What to work on ▸ The line holding "[0.7, 1.7, 2.5];" is the last one to output; start at the first line of the data, keep every line in between exactly, and leave out pictures.

Given material ▸
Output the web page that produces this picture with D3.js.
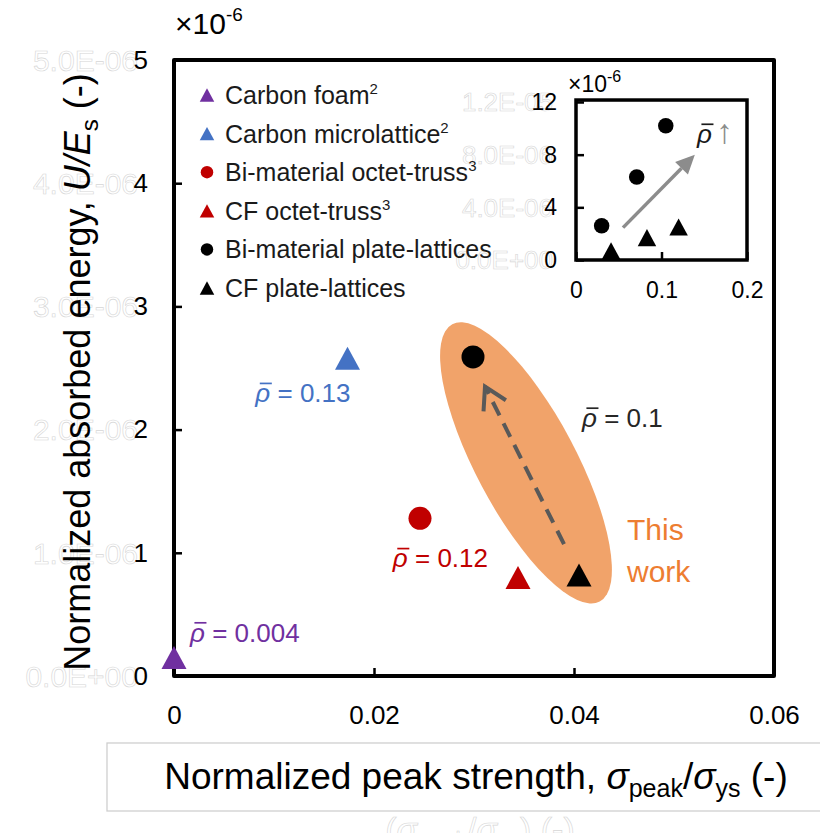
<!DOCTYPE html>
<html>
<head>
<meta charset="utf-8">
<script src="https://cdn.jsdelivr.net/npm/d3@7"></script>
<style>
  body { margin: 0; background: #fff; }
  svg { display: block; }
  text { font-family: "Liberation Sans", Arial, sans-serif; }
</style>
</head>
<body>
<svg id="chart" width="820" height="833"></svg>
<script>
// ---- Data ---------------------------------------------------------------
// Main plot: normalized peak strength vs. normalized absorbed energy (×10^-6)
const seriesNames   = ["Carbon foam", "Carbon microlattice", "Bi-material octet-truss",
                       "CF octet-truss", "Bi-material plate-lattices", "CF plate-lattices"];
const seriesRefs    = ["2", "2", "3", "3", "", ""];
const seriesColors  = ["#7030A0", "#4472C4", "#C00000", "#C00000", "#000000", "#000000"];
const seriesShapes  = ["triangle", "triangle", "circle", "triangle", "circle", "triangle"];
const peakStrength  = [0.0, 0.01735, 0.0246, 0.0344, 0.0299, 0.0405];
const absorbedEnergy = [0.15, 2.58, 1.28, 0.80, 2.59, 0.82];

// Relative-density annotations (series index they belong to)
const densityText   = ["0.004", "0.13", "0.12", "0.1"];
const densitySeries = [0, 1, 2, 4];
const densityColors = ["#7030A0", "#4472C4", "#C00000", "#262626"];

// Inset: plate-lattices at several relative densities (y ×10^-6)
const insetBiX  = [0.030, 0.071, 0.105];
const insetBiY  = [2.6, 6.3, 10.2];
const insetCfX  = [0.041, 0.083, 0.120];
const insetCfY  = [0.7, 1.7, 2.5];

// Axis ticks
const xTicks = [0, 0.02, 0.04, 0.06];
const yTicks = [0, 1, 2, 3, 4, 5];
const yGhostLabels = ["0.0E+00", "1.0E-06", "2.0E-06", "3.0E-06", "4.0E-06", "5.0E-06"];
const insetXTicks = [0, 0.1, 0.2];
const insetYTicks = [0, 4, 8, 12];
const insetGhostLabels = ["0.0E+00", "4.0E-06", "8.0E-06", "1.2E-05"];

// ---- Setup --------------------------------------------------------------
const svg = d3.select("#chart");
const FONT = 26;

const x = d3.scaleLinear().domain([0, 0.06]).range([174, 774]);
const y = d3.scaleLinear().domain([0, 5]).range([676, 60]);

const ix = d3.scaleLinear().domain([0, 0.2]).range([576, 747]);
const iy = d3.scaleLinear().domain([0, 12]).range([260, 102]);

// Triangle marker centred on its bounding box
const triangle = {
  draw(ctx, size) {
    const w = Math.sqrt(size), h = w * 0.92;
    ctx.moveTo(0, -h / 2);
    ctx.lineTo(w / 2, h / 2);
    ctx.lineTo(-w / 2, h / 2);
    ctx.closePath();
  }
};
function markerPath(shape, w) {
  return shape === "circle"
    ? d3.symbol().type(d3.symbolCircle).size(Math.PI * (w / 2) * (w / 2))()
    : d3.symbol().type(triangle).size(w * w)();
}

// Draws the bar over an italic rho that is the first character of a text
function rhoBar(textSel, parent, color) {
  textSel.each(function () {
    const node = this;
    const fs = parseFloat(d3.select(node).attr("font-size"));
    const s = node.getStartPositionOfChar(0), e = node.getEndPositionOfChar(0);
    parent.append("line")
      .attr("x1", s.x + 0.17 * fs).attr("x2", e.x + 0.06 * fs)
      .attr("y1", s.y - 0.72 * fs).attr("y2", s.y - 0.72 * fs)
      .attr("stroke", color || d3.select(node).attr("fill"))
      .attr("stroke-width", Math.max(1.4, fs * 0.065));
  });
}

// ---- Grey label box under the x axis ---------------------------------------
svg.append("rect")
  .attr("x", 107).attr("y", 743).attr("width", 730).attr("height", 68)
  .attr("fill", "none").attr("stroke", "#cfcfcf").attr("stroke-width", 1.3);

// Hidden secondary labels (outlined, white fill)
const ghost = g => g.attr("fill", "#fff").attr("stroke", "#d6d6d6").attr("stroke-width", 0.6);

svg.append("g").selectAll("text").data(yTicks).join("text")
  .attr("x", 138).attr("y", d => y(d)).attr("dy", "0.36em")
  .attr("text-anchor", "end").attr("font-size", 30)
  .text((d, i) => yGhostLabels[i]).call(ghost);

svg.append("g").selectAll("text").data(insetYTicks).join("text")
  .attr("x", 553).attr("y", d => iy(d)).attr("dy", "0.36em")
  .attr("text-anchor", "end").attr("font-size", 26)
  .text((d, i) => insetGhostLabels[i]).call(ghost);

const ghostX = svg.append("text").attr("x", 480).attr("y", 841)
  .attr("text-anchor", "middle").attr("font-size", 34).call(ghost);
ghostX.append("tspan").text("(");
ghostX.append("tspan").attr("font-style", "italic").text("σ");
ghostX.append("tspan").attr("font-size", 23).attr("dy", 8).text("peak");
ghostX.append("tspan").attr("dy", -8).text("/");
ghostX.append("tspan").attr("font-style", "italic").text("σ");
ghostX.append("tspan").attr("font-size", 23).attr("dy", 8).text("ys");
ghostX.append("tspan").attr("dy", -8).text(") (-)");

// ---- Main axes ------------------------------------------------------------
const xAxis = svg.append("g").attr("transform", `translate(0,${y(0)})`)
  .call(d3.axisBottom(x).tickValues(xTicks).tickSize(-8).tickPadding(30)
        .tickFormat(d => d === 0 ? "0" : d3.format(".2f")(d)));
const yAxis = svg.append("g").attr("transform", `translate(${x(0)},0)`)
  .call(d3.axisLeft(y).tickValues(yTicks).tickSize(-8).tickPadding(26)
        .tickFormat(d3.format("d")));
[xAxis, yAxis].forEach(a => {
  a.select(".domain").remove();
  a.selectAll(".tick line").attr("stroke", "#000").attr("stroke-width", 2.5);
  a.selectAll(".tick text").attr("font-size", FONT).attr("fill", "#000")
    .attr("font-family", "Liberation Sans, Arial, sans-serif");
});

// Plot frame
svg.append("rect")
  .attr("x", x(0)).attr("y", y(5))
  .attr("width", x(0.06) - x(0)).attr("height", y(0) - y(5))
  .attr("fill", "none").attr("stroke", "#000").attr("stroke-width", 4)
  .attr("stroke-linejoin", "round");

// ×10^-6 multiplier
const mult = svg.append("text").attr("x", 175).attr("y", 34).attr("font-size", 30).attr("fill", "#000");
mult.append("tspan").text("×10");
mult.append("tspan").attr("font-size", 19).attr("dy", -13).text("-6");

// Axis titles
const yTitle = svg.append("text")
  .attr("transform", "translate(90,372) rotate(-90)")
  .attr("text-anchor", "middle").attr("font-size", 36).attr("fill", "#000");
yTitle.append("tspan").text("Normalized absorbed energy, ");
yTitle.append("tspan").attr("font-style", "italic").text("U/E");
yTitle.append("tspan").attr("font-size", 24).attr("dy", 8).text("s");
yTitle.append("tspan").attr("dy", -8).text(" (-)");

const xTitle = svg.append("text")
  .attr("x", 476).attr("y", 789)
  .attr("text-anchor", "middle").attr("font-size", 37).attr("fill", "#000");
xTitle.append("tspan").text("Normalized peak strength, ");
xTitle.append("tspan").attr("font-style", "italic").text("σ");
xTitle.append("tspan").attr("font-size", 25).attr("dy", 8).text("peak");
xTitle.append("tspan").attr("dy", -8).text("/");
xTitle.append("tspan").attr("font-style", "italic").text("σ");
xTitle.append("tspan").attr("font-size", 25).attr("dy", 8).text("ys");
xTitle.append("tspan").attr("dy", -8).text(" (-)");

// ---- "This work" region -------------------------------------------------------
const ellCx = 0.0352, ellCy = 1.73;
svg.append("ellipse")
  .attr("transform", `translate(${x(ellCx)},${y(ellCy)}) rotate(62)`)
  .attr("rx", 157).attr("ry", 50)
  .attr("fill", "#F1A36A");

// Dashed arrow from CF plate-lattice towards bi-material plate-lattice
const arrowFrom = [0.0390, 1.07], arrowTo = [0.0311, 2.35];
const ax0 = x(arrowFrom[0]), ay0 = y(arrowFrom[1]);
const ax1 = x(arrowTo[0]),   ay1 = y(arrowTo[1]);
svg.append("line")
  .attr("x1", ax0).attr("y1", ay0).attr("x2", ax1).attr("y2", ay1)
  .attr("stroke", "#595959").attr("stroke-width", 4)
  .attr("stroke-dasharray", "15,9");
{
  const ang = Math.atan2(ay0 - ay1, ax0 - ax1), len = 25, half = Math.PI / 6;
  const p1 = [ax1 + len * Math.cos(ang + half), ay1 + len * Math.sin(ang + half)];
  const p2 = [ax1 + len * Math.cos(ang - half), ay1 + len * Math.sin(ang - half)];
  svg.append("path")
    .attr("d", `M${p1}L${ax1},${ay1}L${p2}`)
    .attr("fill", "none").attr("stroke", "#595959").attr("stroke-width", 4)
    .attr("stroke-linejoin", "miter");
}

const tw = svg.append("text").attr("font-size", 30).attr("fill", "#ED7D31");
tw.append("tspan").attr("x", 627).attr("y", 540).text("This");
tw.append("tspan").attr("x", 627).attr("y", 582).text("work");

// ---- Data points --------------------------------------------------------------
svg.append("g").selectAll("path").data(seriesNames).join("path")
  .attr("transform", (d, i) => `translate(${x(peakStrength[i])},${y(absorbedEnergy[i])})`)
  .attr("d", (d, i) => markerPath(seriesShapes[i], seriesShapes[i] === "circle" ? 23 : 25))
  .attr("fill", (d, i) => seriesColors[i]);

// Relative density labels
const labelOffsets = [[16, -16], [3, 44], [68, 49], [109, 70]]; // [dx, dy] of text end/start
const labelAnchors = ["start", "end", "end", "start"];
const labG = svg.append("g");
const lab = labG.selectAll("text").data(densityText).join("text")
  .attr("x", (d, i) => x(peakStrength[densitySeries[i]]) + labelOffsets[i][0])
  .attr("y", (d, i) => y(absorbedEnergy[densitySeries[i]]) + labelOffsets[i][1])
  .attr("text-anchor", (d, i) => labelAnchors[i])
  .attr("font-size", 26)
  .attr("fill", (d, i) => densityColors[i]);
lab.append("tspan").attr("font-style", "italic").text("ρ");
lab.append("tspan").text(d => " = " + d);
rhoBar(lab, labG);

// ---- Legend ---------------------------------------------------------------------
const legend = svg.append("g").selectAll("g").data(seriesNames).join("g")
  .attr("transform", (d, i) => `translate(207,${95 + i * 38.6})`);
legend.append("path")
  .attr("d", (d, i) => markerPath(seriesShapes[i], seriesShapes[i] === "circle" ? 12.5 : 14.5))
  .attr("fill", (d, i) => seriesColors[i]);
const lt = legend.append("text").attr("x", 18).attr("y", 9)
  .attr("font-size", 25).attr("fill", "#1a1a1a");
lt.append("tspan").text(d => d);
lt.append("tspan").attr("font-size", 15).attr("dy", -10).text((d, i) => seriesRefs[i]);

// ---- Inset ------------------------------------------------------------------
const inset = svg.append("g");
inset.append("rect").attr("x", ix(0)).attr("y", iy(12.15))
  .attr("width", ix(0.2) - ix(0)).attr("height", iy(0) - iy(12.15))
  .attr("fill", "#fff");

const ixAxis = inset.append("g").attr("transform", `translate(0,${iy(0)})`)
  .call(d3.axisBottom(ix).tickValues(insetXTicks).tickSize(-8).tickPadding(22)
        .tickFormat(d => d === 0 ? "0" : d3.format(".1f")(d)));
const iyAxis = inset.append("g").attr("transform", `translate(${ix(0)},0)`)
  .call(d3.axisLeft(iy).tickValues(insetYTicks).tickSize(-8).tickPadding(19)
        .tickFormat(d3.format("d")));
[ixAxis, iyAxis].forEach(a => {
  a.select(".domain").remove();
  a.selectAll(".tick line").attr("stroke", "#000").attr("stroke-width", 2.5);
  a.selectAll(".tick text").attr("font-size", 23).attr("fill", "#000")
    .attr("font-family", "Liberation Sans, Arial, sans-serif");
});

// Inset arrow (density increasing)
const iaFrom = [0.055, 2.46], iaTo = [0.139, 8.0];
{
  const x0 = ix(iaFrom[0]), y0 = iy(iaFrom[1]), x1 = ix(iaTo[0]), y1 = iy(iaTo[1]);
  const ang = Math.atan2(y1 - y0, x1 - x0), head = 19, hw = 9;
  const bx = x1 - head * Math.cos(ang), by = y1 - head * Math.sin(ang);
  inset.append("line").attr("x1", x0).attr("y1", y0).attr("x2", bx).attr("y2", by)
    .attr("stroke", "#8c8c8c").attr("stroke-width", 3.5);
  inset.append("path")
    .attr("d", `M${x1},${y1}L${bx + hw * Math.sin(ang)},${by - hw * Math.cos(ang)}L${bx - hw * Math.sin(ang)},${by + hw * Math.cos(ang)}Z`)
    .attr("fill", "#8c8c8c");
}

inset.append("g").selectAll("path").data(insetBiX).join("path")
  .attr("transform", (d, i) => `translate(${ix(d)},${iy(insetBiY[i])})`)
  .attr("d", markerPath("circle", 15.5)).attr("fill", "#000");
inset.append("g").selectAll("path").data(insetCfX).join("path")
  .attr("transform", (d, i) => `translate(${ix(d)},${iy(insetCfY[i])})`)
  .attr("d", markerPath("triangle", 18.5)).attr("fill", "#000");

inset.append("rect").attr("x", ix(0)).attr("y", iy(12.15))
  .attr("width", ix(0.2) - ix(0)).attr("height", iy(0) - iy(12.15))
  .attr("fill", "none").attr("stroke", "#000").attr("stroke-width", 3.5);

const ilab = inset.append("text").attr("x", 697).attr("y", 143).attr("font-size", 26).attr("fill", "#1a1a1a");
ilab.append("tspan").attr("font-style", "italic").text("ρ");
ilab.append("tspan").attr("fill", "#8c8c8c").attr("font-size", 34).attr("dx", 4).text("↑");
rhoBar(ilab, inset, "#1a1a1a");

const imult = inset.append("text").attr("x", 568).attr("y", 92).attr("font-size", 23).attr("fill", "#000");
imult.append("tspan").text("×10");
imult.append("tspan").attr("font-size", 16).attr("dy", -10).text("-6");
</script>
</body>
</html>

Result of the task ▸
Output the web page that produces this picture with D3.js.
<!DOCTYPE html>
<html>
<head>
<meta charset="utf-8">
<script src="https://cdn.jsdelivr.net/npm/d3@7"></script>
<style>
  body { margin: 0; background: #fff; }
  svg { display: block; }
  text { font-family: "Liberation Sans", Arial, sans-serif; }
</style>
</head>
<body>
<svg id="chart" width="820" height="833"></svg>
<script>
// ---- Data ---------------------------------------------------------------
// Main plot: normalized peak strength vs. normalized absorbed energy (×10^-6)
const seriesNames   = ["Carbon foam", "Carbon microlattice", "Bi-material octet-truss",
                       "CF octet-truss", "Bi-material plate-lattices", "CF plate-lattices"];
const seriesRefs    = ["2", "2", "3", "3", "", ""];
const seriesColors  = ["#7030A0", "#4472C4", "#C00000", "#C00000", "#000000", "#000000"];
const seriesShapes  = ["triangle", "triangle", "circle", "triangle", "circle", "triangle"];
const peakStrength  = [0.0, 0.01735, 0.0246, 0.0344, 0.0299, 0.0405];
const absorbedEnergy = [0.15, 2.58, 1.28, 0.80, 2.59, 0.82];

// Relative-density annotations (series index they belong to)
const densityText   = ["0.004", "0.13", "0.12", "0.1"];
const densitySeries = [0, 1, 2, 4];
const densityColors = ["#7030A0", "#4472C4", "#C00000", "#262626"];

// Inset: plate-lattices at several relative densities (y ×10^-6)
const insetBiX  = [0.030, 0.071, 0.105];
const insetBiY  = [2.6, 6.3, 10.2];
const insetCfX  = [0.041, 0.083, 0.120];
const insetCfY  = [0.7, 1.7, 2.5];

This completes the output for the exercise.